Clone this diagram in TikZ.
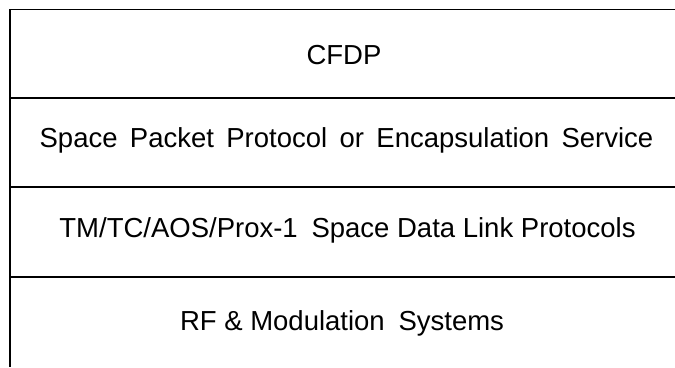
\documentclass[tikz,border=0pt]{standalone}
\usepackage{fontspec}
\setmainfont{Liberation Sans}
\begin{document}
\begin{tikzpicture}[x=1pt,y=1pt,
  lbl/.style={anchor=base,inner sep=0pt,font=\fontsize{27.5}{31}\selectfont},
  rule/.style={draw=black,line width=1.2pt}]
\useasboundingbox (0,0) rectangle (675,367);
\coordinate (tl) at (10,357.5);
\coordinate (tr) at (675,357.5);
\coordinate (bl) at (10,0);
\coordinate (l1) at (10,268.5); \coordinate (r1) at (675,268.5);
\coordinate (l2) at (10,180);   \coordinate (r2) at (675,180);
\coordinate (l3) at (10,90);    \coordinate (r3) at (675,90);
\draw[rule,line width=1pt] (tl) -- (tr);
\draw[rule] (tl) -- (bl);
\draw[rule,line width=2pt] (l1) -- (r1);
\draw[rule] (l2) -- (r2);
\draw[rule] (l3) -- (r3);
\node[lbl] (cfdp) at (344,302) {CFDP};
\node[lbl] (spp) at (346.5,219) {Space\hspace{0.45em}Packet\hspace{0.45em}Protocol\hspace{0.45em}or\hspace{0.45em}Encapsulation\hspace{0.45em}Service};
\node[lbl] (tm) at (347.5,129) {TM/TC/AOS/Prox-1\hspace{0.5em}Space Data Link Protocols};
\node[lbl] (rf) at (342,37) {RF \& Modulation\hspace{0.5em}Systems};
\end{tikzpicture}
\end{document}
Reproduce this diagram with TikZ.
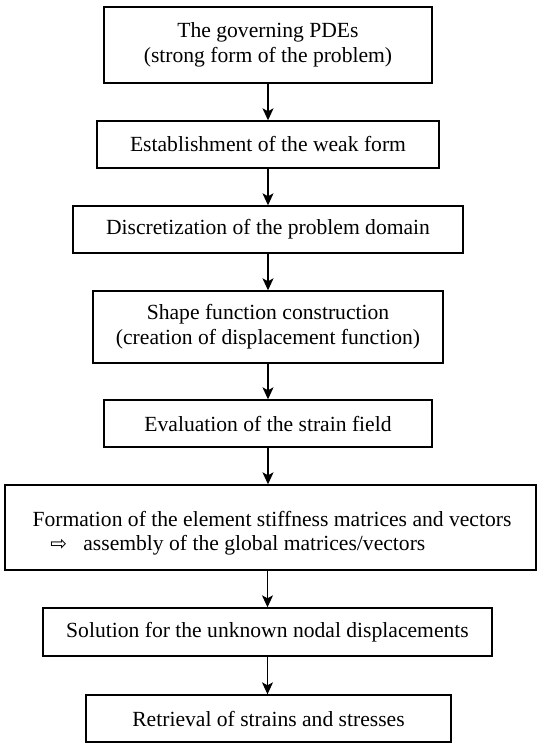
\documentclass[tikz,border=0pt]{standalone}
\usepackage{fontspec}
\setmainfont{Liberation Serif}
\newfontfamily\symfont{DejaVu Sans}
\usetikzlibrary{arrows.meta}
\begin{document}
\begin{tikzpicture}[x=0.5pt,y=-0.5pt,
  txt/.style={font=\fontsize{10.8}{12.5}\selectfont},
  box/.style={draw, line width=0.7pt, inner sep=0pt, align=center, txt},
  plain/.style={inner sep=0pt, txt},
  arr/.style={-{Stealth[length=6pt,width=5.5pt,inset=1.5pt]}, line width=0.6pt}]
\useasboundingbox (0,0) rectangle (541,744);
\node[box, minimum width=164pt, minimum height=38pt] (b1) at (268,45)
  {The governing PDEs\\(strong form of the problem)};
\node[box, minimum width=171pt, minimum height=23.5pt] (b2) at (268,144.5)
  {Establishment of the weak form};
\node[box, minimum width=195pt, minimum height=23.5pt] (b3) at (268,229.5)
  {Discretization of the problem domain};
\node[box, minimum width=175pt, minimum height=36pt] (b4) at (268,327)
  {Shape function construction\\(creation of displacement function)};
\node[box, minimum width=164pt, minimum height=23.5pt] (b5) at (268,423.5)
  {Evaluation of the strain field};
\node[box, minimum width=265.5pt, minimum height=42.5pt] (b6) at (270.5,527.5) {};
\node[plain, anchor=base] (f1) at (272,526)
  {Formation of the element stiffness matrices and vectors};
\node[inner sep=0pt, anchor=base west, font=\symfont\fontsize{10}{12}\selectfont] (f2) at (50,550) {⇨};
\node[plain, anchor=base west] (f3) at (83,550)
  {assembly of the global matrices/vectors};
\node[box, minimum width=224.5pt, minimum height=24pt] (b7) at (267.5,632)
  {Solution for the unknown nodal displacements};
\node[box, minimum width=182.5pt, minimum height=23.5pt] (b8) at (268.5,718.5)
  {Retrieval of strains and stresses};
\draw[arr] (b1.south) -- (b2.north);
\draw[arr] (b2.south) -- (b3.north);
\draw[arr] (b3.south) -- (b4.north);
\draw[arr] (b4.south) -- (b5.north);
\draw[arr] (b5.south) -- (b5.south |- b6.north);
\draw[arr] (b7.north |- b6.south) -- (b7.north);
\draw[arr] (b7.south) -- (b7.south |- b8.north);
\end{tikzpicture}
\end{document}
§ §
What is asked
Print out the material word for word, omitting the pictures.

Exercise response
Clone this diagram in TikZ.
\documentclass[tikz,border=0pt]{standalone}
\usepackage{fontspec}
\setmainfont{Liberation Sans}
\begin{document}
\begin{tikzpicture}[x=1pt,y=1pt,
  lbl/.style={anchor=base,inner sep=0pt,font=\fontsize{27.5}{31}\selectfont},
  rule/.style={draw=black,line width=1.2pt}]
\useasboundingbox (0,0) rectangle (675,367);
\coordinate (tl) at (10,357.5);
\coordinate (tr) at (675,357.5);
\coordinate (bl) at (10,0);
\coordinate (l1) at (10,268.5); \coordinate (r1) at (675,268.5);
\coordinate (l2) at (10,180);   \coordinate (r2) at (675,180);
\coordinate (l3) at (10,90);    \coordinate (r3) at (675,90);
\draw[rule,line width=1pt] (tl) -- (tr);
\draw[rule] (tl) -- (bl);
\draw[rule,line width=2pt] (l1) -- (r1);
\draw[rule] (l2) -- (r2);
\draw[rule] (l3) -- (r3);
\node[lbl] (cfdp) at (344,302) {CFDP};
\node[lbl] (spp) at (346.5,219) {Space\hspace{0.45em}Packet\hspace{0.45em}Protocol\hspace{0.45em}or\hspace{0.45em}Encapsulation\hspace{0.45em}Service};
\node[lbl] (tm) at (347.5,129) {TM/TC/AOS/Prox-1\hspace{0.5em}Space Data Link Protocols};
\node[lbl] (rf) at (342,37) {RF \& Modulation\hspace{0.5em}Systems};
\end{tikzpicture}
\end{document}
Reproduce this diagram with TikZ.
\documentclass[tikz,border=0pt]{standalone}
\usepackage{fontspec}
\setmainfont{Liberation Serif}
\newfontfamily\symfont{DejaVu Sans}
\usetikzlibrary{arrows.meta}
\begin{document}
\begin{tikzpicture}[x=0.5pt,y=-0.5pt,
  txt/.style={font=\fontsize{10.8}{12.5}\selectfont},
  box/.style={draw, line width=0.7pt, inner sep=0pt, align=center, txt},
  plain/.style={inner sep=0pt, txt},
  arr/.style={-{Stealth[length=6pt,width=5.5pt,inset=1.5pt]}, line width=0.6pt}]
\useasboundingbox (0,0) rectangle (541,744);
\node[box, minimum width=164pt, minimum height=38pt] (b1) at (268,45)
  {The governing PDEs\\(strong form of the problem)};
\node[box, minimum width=171pt, minimum height=23.5pt] (b2) at (268,144.5)
  {Establishment of the weak form};
\node[box, minimum width=195pt, minimum height=23.5pt] (b3) at (268,229.5)
  {Discretization of the problem domain};
\node[box, minimum width=175pt, minimum height=36pt] (b4) at (268,327)
  {Shape function construction\\(creation of displacement function)};
\node[box, minimum width=164pt, minimum height=23.5pt] (b5) at (268,423.5)
  {Evaluation of the strain field};
\node[box, minimum width=265.5pt, minimum height=42.5pt] (b6) at (270.5,527.5) {};
\node[plain, anchor=base] (f1) at (272,526)
  {Formation of the element stiffness matrices and vectors};
\node[inner sep=0pt, anchor=base west, font=\symfont\fontsize{10}{12}\selectfont] (f2) at (50,550) {⇨};
\node[plain, anchor=base west] (f3) at (83,550)
  {assembly of the global matrices/vectors};
\node[box, minimum width=224.5pt, minimum height=24pt] (b7) at (267.5,632)
  {Solution for the unknown nodal displacements};
\node[box, minimum width=182.5pt, minimum height=23.5pt] (b8) at (268.5,718.5)
  {Retrieval of strains and stresses};
\draw[arr] (b1.south) -- (b2.north);
\draw[arr] (b2.south) -- (b3.north);
\draw[arr] (b3.south) -- (b4.north);
\draw[arr] (b4.south) -- (b5.north);
\draw[arr] (b5.south) -- (b5.south |- b6.north);
\draw[arr] (b7.north |- b6.south) -- (b7.north);
\draw[arr] (b7.south) -- (b7.south |- b8.north);
\end{tikzpicture}
\end{document}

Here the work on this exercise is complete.